#### Data:
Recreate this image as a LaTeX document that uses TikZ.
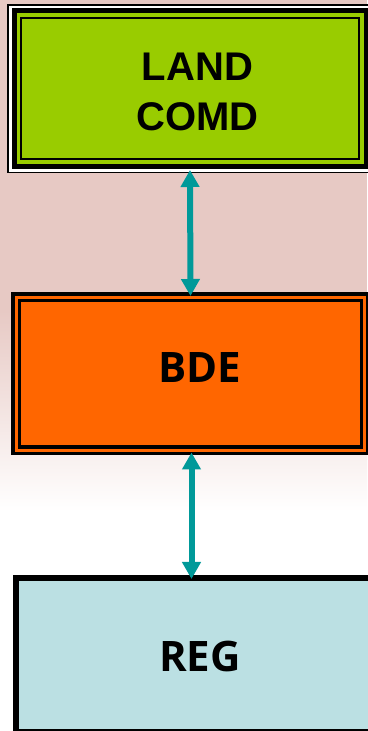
\documentclass[tikz,border=0pt]{standalone}
\usepackage{fontspec}
\setmainfont{Liberation Sans}
\newfontfamily\opensans{Open Sans}
\usetikzlibrary{arrows.meta}
\definecolor{comdgreen}{HTML}{99CC00}
\definecolor{bdeorange}{HTML}{FF6600}
\definecolor{regblue}{HTML}{BBE0E3}
\definecolor{linkteal}{HTML}{009999}
\definecolor{bgpink}{HTML}{E7C9C4}
\tikzset{>=latex}
\tikzset{
  unitbox/.style={rectangle,inner sep=0pt,outer sep=0pt,draw=black},
  boxtext/.style={inner sep=0pt,align=center,text=black},
  link/.style={{Triangle[length=17pt,width=18pt]}-{Triangle[length=17pt,width=18pt]},line width=6pt,draw=linkteal}
}

\begin{document}
\begin{tikzpicture}[x=1pt,y=1pt]
\useasboundingbox (0,0) rectangle (367,731);
\fill[white] (0,0) rectangle (367,731);
\fill[bgpink] (0,731) rectangle (367,420);
\shade[top color=bgpink,bottom color=white] (0,420.5) rectangle (367,220);

\node[unitbox,line width=1.2pt,fill=white,minimum width=364pt,minimum height=167.5pt] (land) at (190,642.25) {};
\draw[line width=5pt,fill=comdgreen] ([shift={(6,-6)}]land.north west) rectangle ([shift={(-6,6)}]land.south east);
\draw[line width=2pt] ([shift={(13,-13)}]land.north west) rectangle ([shift={(-13,13)}]land.south east);
\node[boxtext,font=\fontsize{40}{50}\selectfont\bfseries] (landlabel) at ([shift={(7.5,-3.25)}]land.center) {LAND\\COMD};

\node[unitbox,line width=3.5pt,fill=bdeorange,minimum width=355pt,minimum height=159.5pt] (bde) at (190.5,357.25) {};
\draw[line width=3.5pt] ([shift={(6.5,-6.5)}]bde.north west) rectangle ([shift={(-6.5,6.5)}]bde.south east);
\node[boxtext,font=\fontsize{42}{50}\opensans\bfseries] (bdelabel) at ([shift={(9,5.75)}]bde.center) {BDE};

\node[unitbox,line width=5.5pt,fill=regblue,minimum width=358pt,minimum height=153.5pt] (reg) at (195,76.25) {};
\node[boxtext,font=\fontsize{42}{50}\opensans\bfseries] (reglabel) at ([shift={(5,-1.75)}]reg.center) {REG};

\draw[link,shorten <=-2.5pt,shorten >=-2pt] (land.south) -- (bde.north);
\draw[link,shorten <=-1pt,shorten >=-1pt] ([xshift=1pt]bde.south) -- ([xshift=1pt]bde.south |- reg.north);

\end{tikzpicture}
\end{document}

#### Objective:
Restate only the lines running from the start of the material above through the line containing "(0,420.5) rectangle (367,220);", ends included. No pictures.

#### Final result:
Recreate this image as a LaTeX document that uses TikZ.
\documentclass[tikz,border=0pt]{standalone}
\usepackage{fontspec}
\setmainfont{Liberation Sans}
\newfontfamily\opensans{Open Sans}
\usetikzlibrary{arrows.meta}
\definecolor{comdgreen}{HTML}{99CC00}
\definecolor{bdeorange}{HTML}{FF6600}
\definecolor{regblue}{HTML}{BBE0E3}
\definecolor{linkteal}{HTML}{009999}
\definecolor{bgpink}{HTML}{E7C9C4}
\tikzset{>=latex}
\tikzset{
  unitbox/.style={rectangle,inner sep=0pt,outer sep=0pt,draw=black},
  boxtext/.style={inner sep=0pt,align=center,text=black},
  link/.style={{Triangle[length=17pt,width=18pt]}-{Triangle[length=17pt,width=18pt]},line width=6pt,draw=linkteal}
}

\begin{document}
\begin{tikzpicture}[x=1pt,y=1pt]
\useasboundingbox (0,0) rectangle (367,731);
\fill[white] (0,0) rectangle (367,731);
\fill[bgpink] (0,731) rectangle (367,420);
\shade[top color=bgpink,bottom color=white] (0,420.5) rectangle (367,220);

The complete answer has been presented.